面对这样的恶性循环,货币政策必然是非常规,既要保持货币政策总体稳健,也要实施定向、定量和定期适度宽松,创新货币政策工具。
首先,打开货币政策预调微调空间。货币操作要更具前瞻性、及时性、针对性和灵活性。灵活开展公开市场操作,灵活使用再贷款、再贴现、公开市场短期流动性调节工具(SLO)和常备借贷便利(SLF)、定向央票等定向调节工具,通过“放短抑长”的操作方法,保证货币市场短期流动性平稳,同时适当锁定中长期流动性。此外,可以通过央行资产负债表操作,针对不同机构甚至实体经济部门进行直接或间接的流动性管理。
其次,货币信贷增长总量控制前提下,央行可以调整货币/信贷的月度分布,以缓解信托集中兑付的压力,避免市场出现剧烈波动。
其三,把小幅降低准备金率作为备选方案,提前进行资金布局。今年二、三季度是城投债和信托的集中兑付时间。在目前存款准备金率偏高,货币乘数偏低以及美联储量化宽松退出背景下,可考虑降低法定准备金率来释放广义流动性。
其四,实施定向“点贷”支持实体经济。如何降低实体融资成本应成为下一步货币政策调整的主要政策目标。建议创新金融工具和手段,针对战略性新兴产业、先进制造业、生产性服务业、小微企业等重点领域实施定向宽松和结构性信贷政策,满足实体经济融资需求。对不符合产业导向的金融机构,可通过发行定向票据等方式紧缩其流动性。

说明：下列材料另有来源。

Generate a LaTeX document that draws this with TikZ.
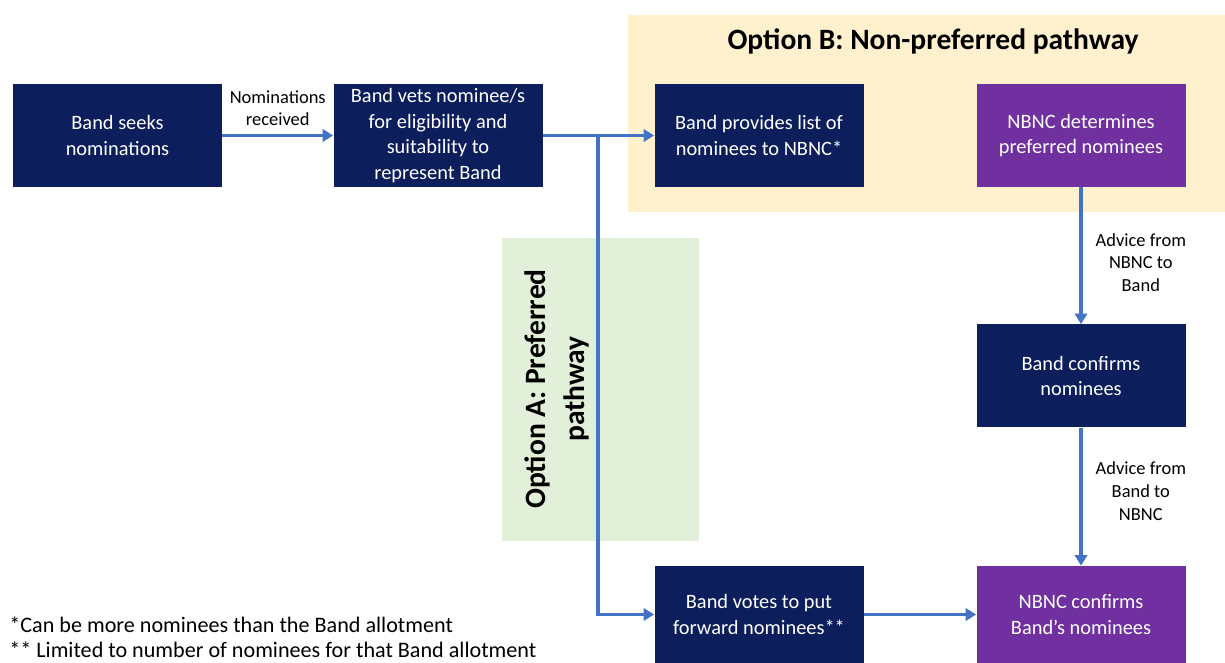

最后,盘活货币存量提高货币政策有效性。非常规货币政策主要是定量调控。传统意义上,央行一般通过信贷额度控制来调整货币供应量。随着货币供应渠道的多元化,非信贷渠道的资金投放逐步扩张,央行对于货币供应的控制力有所趋弱,在这种情况下,货币政策渠道可能要通过商业银行或金融机构超额准备金和超储率来影响利率和流动性。超额准备金是商业银行为应对日常支付而存在中央银行的资金准备(央行资产负债表中的资产)。超储率代表银行闲置资金的充裕程度,自去年6月“钱荒”以来,金融机构超储率和超储规模基本维持在2.1%和2万亿左右的水平,这意味着如有必要,调整超储规模就是在不放松货币的前提下,通过平衡货币存量,改变资产低效配置,进而提高货币政策有效性。